§ Work to complete
Extract, without alteration, each line from the start of the listing to the line bearing "const b3Algorithm = [2.04, 2.01, 2.01, 2.02, null, 2.02];".

· · · ·

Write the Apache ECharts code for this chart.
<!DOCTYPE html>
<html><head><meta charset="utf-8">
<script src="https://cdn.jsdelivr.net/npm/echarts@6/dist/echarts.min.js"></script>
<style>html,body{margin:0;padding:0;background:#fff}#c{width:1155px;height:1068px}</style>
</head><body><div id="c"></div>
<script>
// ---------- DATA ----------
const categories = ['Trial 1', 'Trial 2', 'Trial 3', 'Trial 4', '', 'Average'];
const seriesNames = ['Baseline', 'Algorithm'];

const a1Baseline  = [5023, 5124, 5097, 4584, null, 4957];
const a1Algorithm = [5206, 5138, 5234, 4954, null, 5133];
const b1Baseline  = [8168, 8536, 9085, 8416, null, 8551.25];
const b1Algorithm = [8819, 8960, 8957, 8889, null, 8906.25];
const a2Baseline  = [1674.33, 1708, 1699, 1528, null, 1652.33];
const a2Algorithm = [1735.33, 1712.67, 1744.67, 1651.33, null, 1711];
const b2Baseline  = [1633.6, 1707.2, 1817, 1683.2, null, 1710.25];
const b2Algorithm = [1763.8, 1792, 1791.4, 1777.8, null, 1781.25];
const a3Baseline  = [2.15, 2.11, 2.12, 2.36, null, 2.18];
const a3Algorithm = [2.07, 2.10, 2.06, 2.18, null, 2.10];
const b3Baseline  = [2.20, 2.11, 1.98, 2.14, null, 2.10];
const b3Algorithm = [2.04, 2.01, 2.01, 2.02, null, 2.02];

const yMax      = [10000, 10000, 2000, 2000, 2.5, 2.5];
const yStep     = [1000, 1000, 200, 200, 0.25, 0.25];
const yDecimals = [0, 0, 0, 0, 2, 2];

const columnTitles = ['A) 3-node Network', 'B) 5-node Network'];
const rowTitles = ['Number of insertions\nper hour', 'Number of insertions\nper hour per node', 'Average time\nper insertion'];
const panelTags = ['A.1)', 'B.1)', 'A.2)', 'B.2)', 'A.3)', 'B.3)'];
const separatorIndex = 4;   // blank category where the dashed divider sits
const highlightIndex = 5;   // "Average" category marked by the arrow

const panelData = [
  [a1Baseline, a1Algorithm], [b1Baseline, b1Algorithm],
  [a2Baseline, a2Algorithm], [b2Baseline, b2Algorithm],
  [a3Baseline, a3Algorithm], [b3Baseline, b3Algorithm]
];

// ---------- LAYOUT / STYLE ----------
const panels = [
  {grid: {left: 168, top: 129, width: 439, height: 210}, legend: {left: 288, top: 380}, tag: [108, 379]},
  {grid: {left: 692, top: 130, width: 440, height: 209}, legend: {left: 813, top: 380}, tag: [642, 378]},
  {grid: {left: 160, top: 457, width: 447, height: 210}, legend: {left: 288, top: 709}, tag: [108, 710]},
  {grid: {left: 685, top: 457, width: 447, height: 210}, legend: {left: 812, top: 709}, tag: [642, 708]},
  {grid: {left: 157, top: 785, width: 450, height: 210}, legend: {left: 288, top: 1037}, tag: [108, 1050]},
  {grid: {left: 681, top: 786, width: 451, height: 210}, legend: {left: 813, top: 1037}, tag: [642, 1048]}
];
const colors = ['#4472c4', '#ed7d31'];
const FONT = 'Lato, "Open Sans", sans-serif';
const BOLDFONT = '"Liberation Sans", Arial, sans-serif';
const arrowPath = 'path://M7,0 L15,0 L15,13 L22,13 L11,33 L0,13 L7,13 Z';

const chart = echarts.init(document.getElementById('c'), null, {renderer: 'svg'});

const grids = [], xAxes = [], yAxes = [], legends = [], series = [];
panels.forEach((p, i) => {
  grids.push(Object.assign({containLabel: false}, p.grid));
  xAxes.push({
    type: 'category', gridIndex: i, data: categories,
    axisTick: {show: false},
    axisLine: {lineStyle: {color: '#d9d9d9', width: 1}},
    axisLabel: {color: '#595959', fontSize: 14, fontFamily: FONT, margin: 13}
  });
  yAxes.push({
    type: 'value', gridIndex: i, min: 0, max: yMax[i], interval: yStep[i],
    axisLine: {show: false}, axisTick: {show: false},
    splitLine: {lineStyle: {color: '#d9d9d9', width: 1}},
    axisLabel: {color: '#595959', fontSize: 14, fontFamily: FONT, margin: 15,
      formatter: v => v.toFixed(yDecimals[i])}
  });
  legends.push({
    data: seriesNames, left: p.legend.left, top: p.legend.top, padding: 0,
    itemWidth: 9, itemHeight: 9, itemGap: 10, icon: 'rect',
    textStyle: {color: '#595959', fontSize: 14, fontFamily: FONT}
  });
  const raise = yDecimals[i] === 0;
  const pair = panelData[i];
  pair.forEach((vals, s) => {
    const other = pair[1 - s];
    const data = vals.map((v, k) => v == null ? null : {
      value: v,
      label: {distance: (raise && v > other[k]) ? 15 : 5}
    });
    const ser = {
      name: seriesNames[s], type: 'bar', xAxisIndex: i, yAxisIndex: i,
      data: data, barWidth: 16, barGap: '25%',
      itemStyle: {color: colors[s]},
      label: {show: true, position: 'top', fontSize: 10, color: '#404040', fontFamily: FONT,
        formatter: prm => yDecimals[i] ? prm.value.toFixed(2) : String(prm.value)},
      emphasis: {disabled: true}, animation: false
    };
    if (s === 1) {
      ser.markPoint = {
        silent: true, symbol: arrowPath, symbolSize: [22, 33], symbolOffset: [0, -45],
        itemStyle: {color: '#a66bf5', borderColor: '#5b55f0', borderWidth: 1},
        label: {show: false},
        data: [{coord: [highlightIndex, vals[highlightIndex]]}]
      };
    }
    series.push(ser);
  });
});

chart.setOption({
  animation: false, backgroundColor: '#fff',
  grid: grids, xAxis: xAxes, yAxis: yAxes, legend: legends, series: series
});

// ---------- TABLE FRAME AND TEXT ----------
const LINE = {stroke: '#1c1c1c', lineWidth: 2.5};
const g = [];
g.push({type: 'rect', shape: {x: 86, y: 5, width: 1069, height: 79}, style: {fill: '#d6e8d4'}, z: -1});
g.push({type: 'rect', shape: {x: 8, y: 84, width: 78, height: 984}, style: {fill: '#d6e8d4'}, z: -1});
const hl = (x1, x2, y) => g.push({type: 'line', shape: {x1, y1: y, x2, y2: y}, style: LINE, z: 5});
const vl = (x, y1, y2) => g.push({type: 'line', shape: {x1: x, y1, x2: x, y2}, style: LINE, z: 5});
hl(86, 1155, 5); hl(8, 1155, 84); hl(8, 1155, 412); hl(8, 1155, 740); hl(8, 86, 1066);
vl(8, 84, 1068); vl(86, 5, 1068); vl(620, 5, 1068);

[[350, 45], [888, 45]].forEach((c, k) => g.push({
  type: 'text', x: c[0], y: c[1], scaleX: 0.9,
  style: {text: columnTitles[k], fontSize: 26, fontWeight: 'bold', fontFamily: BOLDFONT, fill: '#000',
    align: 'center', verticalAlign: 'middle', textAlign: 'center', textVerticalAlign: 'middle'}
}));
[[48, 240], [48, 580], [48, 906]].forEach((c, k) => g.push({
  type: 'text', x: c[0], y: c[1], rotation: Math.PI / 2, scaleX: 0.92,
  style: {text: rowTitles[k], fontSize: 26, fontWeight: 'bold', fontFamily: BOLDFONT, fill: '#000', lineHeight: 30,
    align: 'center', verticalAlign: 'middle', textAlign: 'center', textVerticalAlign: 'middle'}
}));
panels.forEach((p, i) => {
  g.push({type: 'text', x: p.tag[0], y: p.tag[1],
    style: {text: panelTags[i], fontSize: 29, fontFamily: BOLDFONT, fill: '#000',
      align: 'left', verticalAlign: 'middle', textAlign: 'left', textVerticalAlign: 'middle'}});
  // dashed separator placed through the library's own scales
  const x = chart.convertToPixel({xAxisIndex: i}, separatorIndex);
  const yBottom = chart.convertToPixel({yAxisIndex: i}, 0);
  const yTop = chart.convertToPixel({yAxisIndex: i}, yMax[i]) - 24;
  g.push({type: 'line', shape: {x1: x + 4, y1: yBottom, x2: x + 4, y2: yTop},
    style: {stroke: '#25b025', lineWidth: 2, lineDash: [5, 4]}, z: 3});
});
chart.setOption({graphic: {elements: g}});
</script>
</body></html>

· · · ·

§ Response to this exercise
Write the Apache ECharts code for this chart.
<!DOCTYPE html>
<html><head><meta charset="utf-8">
<script src="https://cdn.jsdelivr.net/npm/echarts@6/dist/echarts.min.js"></script>
<style>html,body{margin:0;padding:0;background:#fff}#c{width:1155px;height:1068px}</style>
</head><body><div id="c"></div>
<script>
// ---------- DATA ----------
const categories = ['Trial 1', 'Trial 2', 'Trial 3', 'Trial 4', '', 'Average'];
const seriesNames = ['Baseline', 'Algorithm'];

const a1Baseline  = [5023, 5124, 5097, 4584, null, 4957];
const a1Algorithm = [5206, 5138, 5234, 4954, null, 5133];
const b1Baseline  = [8168, 8536, 9085, 8416, null, 8551.25];
const b1Algorithm = [8819, 8960, 8957, 8889, null, 8906.25];
const a2Baseline  = [1674.33, 1708, 1699, 1528, null, 1652.33];
const a2Algorithm = [1735.33, 1712.67, 1744.67, 1651.33, null, 1711];
const b2Baseline  = [1633.6, 1707.2, 1817, 1683.2, null, 1710.25];
const b2Algorithm = [1763.8, 1792, 1791.4, 1777.8, null, 1781.25];
const a3Baseline  = [2.15, 2.11, 2.12, 2.36, null, 2.18];
const a3Algorithm = [2.07, 2.10, 2.06, 2.18, null, 2.10];
const b3Baseline  = [2.20, 2.11, 1.98, 2.14, null, 2.10];
const b3Algorithm = [2.04, 2.01, 2.01, 2.02, null, 2.02];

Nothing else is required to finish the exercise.